Why should it be that bread and wine were chosen to be the means of our receiving the Body and Blood of Christ? Many throughout the centuries have asked this question of the Church. Whether it’s by ordinary believers or by our great doctors of the faith, it’s a question that has remained. One answer has been handed down to us from a relatively obscure bishop, Gaudentius of Brescia. He’s been overshadowed by his contemporaries like Ss. Augustine, Ambrose, and John Chrysostom. Still, he has excellent insight into why Jesus has given himself to us in the form of bread and wine.

Gaudentius wrote that bread was appropriate because of how it’s made. Many grains of wheat are gathered together, mixed with water, and baked with fire. In this process, he sees the Church, the Body of Christ, represented. We, the people of God, are like the grain, gathered in one place to hear God’s word and to worship. We become God’s people through the waters of baptism and are then confirmed in the fire of the Holy Spirit. We are, in a sense, like the bread offered for the Eucharist. We, like the bread, are lifted up, sanctified, and transformed through the celebration of the Mass.

Considering now the gift of the wine, Gaudentius observed how grapes come from vineyards. In the Bible, the vineyard is a symbol for God’s people. In order to transform the grapes into wine, the grapes need to be pressed and left to ferment. Gaudentius points to the Cross as the necessary winepress. As a sign of the Paschal Mystery, it shows us how we need to give of ourselves by breaking out of our thick skins of selfishness and indifference. Thus crushed, we can then be fermented like wine and become something greater than what we were before.

These observations from a bishop who lived 1,612 years ago, point to a reality that many Catholics can overlook: the Eucharist makes the Church, and the Church makes the Eucharist. It can be easy for us to imagine that the Eucharist is merely an outcome of our worshiping correctly. If the priest prays specific prayers and the assembly responds correctly, presto: the Eucharist “happens.” (And it does.)

However, we are invited to broaden our imaginations to see the mystical reality that whenever the people of God gather, they form the Body of Christ, and the Body of Christ is most itself at the celebration of the Eucharist. It becomes what it aspires to be.

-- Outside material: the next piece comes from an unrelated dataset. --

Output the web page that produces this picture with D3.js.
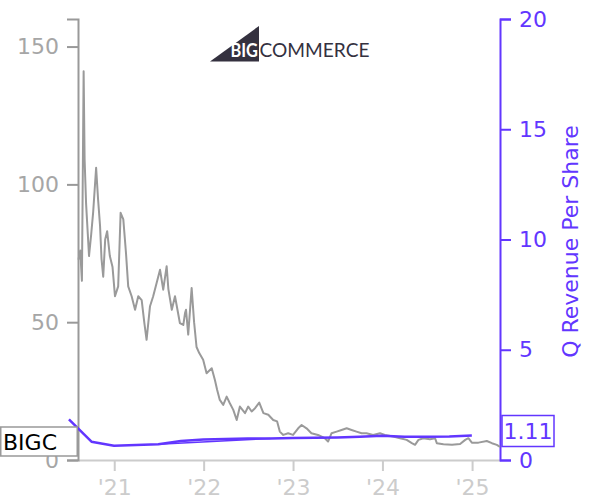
<!DOCTYPE html>
<html>
<head>
<meta charset="utf-8">
<script src="https://cdn.jsdelivr.net/npm/d3@7"></script>
<style>
  html, body { margin: 0; padding: 0; background: #fff; }
  svg { display: block; font-family: "DejaVu Sans", sans-serif; }
</style>
</head>
<body>
<svg id="chart" width="600" height="500"></svg>
<script>
// ---- data ----
const ticker = "BIGC";
const lastRevenueLabel = "1.11";
const rightAxisTitle = "Q Revenue Per Share";
const yearTickDates = ["2021-01-01", "2022-01-01", "2023-01-01", "2024-01-01", "2025-01-01"];
const yearTickLabels = ["'21", "'22", "'23", "'24", "'25"];
const leftTicks = [0, 50, 100, 150];
const rightTicks = [0, 5, 10, 15, 20];

const priceDates = [
  "2020-08-08","2020-08-15","2020-08-22","2020-08-29","2020-09-02","2020-09-08","2020-09-15","2020-09-20",
  "2020-09-29","2020-10-07","2020-10-19","2020-10-27","2020-11-04","2020-11-10","2020-11-17","2020-11-25",
  "2020-12-03","2020-12-14","2020-12-25","2021-01-04","2021-01-17","2021-01-27","2021-02-07","2021-02-18",
  "2021-02-27","2021-03-13","2021-03-27","2021-04-09","2021-04-23","2021-05-04","2021-05-13","2021-05-27",
  "2021-06-09","2021-06-23","2021-07-07","2021-07-20","2021-08-03","2021-08-10","2021-08-24","2021-09-06",
  "2021-09-26","2021-10-10","2021-10-17","2021-10-21","2021-10-30","2021-11-13","2021-11-23","2021-12-03",
  "2021-12-14","2021-12-30","2022-01-13","2022-02-03","2022-02-16","2022-02-25","2022-03-08","2022-03-22",
  "2022-04-05","2022-04-18","2022-05-02","2022-05-16","2022-05-29","2022-06-19","2022-07-02","2022-07-16",
  "2022-07-30","2022-08-16","2022-09-02","2022-09-22","2022-10-12","2022-10-28","2022-11-08","2022-11-22",
  "2022-12-12","2023-01-01","2023-01-22","2023-02-05","2023-02-25","2023-03-17","2023-04-13","2023-05-11",
  "2023-05-24","2023-06-07","2023-06-28","2023-07-18","2023-08-08","2023-08-28","2023-09-17","2023-10-08",
  "2023-10-28","2023-11-24","2023-12-22","2024-01-11","2024-02-14","2024-03-13","2024-04-09","2024-04-30",
  "2024-05-13","2024-05-27","2024-06-16","2024-07-13","2024-08-03","2024-08-10","2024-09-06","2024-10-11",
  "2024-11-13","2024-12-04","2024-12-17","2024-12-31","2025-01-27","2025-03-02","2025-03-23","2025-04-12",
  "2025-04-25"
];
const priceValues = [
  72.7, 76, 65, 141, 109, 93, 82, 74,
  82, 90, 106, 94.5, 85, 73, 66.5, 80,
  83, 74, 70, 59.4, 63, 89.7, 87.3, 75,
  63, 59.4, 54.5, 59.4, 58, 49.7, 43.6, 55.8,
  59.4, 64.2, 69, 61.8, 70.3, 62, 54.5, 59.4,
  49.7, 49, 53.3, 54.5, 45.5, 62.4, 50, 41,
  38.8, 36.4, 31.5, 33.3, 29, 25.5, 21.8, 20,
  23, 20.6, 18.2, 14.5, 19.4, 17, 19.4, 17.6,
  18.8, 20.8, 17, 16.4, 14.5, 14, 10.3, 9.1,
  9.7, 9.1, 11.5, 12.7, 11.5, 9.7, 9.1, 7.9,
  6.7, 9.7, 10.3, 10.9, 11.5, 10.9, 10.3, 9.7,
  9.7, 9.1, 9.7, 9.1, 8.5, 7.9, 7.3, 6.1,
  5.5, 7.3, 7.9, 7.5, 7.9, 6.1, 5.7, 5.5,
  5.8, 7.3, 7.9, 6.3, 6.3, 6.9, 6.1, 5.5,
  4.8
];

const revenueDates = [
  "2020-06-30","2020-09-30","2020-12-31","2021-03-31","2021-06-30","2021-09-30","2021-12-31",
  "2022-03-31","2022-06-30","2022-09-30","2022-12-31","2023-03-31","2023-06-30","2023-09-30",
  "2023-12-31","2024-03-31","2024-06-30","2024-09-30","2024-12-31"
];
const revenueValues = [
  1.84, 0.83, 0.65, 0.68, 0.71, 0.86, 0.93,
  0.95, 0.97, 0.98, 1.00, 1.01, 1.02, 1.05,
  1.10, 1.05, 1.06, 1.07, 1.11
];
// second, straight revenue trace visible under the first in 2021-2022
const revenueAltDates = ["2021-06-30", "2022-09-30"];
const revenueAltValues = [0.71, 0.98];

// ---- chart ----
const parse = d3.utcParse("%Y-%m-%d");
const svg = d3.select("#chart");
const m = { left: 78, right: 500, top: 19, bottom: 460 };
const grayAxis = "#999999";
const purple = "#6236ff";

const x = d3.scaleUtc().domain([parse("2020-08-06"), parse("2025-04-25")]).range([m.left, m.right]);
const yL = d3.scaleLinear().domain([0, 160]).range([m.bottom, m.top]);
const yR = d3.scaleLinear().domain([0, 20]).range([m.bottom, m.top]);

// logo
const logo = svg.append("g").attr("class", "logo");
logo.append("path").attr("d", "M210,61.5 L259,26 L259,61.5 Z").attr("fill", "#34313f");
const logoText = logo.append("text").attr("y", 57)
  .attr("font-family", "Lato, 'Open Sans', sans-serif").attr("font-size", 19);
logoText.append("tspan").attr("x", 230.5).attr("fill", "#fff").attr("font-weight", 700)
  .attr("textLength", 27.5).attr("lengthAdjust", "spacingAndGlyphs").text("BIG");
logoText.append("tspan").attr("x", 259.5).attr("fill", "#34313f").attr("font-weight", 400)
  .attr("textLength", 110).attr("lengthAdjust", "spacingAndGlyphs").text("COMMERCE");

// x axis
const gx = svg.append("g").attr("transform", `translate(0,${m.bottom})`)
  .call(d3.axisBottom(x).tickValues(yearTickDates.map(parse))
    .tickFormat((d, i) => yearTickLabels[i]).tickSizeInner(11).tickSizeOuter(0).tickPadding(8));
gx.select(".domain").attr("stroke", "#cccccc").attr("stroke-width", 2);
gx.selectAll(".tick line").attr("stroke", "#cccccc").attr("stroke-width", 2);
gx.selectAll(".tick text").attr("fill", "#cccccc").attr("font-size", 22)
  .attr("font-family", "DejaVu Sans, sans-serif");

// left axis
const gl = svg.append("g").attr("transform", `translate(${m.left},0)`)
  .call(d3.axisLeft(yL).tickValues(leftTicks).tickSizeInner(11).tickSizeOuter(11).tickPadding(8));
gl.select(".domain").attr("stroke", grayAxis).attr("stroke-width", 2);
gl.selectAll(".tick line").attr("stroke", grayAxis).attr("stroke-width", 2);
gl.selectAll(".tick text").attr("fill", "#a6a6a6").attr("font-size", 22)
  .attr("font-family", "DejaVu Sans, sans-serif");

// right axis
const gr = svg.append("g").attr("transform", `translate(${m.right},0)`)
  .call(d3.axisRight(yR).tickValues(rightTicks).tickSizeInner(11).tickSizeOuter(11).tickPadding(8));
gr.select(".domain").attr("stroke", purple).attr("stroke-width", 2);
gr.selectAll(".tick line").attr("stroke", purple).attr("stroke-width", 2);
gr.selectAll(".tick text").attr("fill", purple).attr("font-size", 22)
  .attr("font-family", "DejaVu Sans, sans-serif");

svg.append("text")
  .attr("transform", `translate(578,${(m.top + m.bottom) / 2 + 2}) rotate(-90)`)
  .attr("text-anchor", "middle").attr("fill", purple).attr("font-size", 22)
  .text(rightAxisTitle);

// price line
const price = priceDates.map((d, i) => ({ date: parse(d), value: priceValues[i] }));
svg.append("path").datum(price)
  .attr("fill", "none").attr("stroke", "#9a9a9a").attr("stroke-width", 2)
  .attr("stroke-linejoin", "round")
  .attr("d", d3.line().x(d => x(d.date)).y(d => yL(d.value)));

// revenue lines
const revLine = d3.line().x(d => x(d.date)).y(d => yR(d.value));
const revenueAlt = revenueAltDates.map((d, i) => ({ date: parse(d), value: revenueAltValues[i] }));
svg.append("path").datum(revenueAlt)
  .attr("fill", "none").attr("stroke", purple).attr("stroke-width", 1.5)
  .attr("d", revLine);
const revenue = revenueDates.map((d, i) => ({ date: parse(d), value: revenueValues[i] }));
svg.append("path").datum(revenue)
  .attr("fill", "none").attr("stroke", purple).attr("stroke-width", 2.5)
  .attr("stroke-linejoin", "round")
  .attr("d", revLine);

// ticker box
const tb = svg.append("g");
tb.append("rect").attr("x", 0.75).attr("y", 427).attr("width", 76.5).attr("height", 29)
  .attr("fill", "#fff").attr("stroke", grayAxis).attr("stroke-width", 1.5);
tb.append("text").attr("x", 3).attr("y", 449.5).attr("fill", "#000").attr("font-size", 22).text(ticker);

// last value box
const vb = svg.append("g");
vb.append("rect").attr("x", 502).attr("y", 415.5).attr("width", 52).attr("height", 31)
  .attr("fill", "#fff").attr("stroke", purple).attr("stroke-width", 1.5);
vb.append("text").attr("x", 528).attr("y", 439).attr("text-anchor", "middle")
  .attr("fill", purple).attr("font-size", 22).text(lastRevenueLabel);
</script>
</body>
</html>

It is completely Church.

Might we bear this in mind as we move from our celebration of the Liturgy of the Word to that of the Eucharist. We who are gathered together in Christ’s name, broken open by his Gospel, washed in the waters of baptism, and set aflame by the gifts of the Holy Spirit: are here to be lifted up with the gifts we bring to the altar, the whole of our selves: body, mind, and spirit: our joys and sorrows, gratitude and sufferings, great worry and anxiety – all of it transformed, so that you and I become what we receive (who we receive) commissioned to go out and be Christ for this broken world.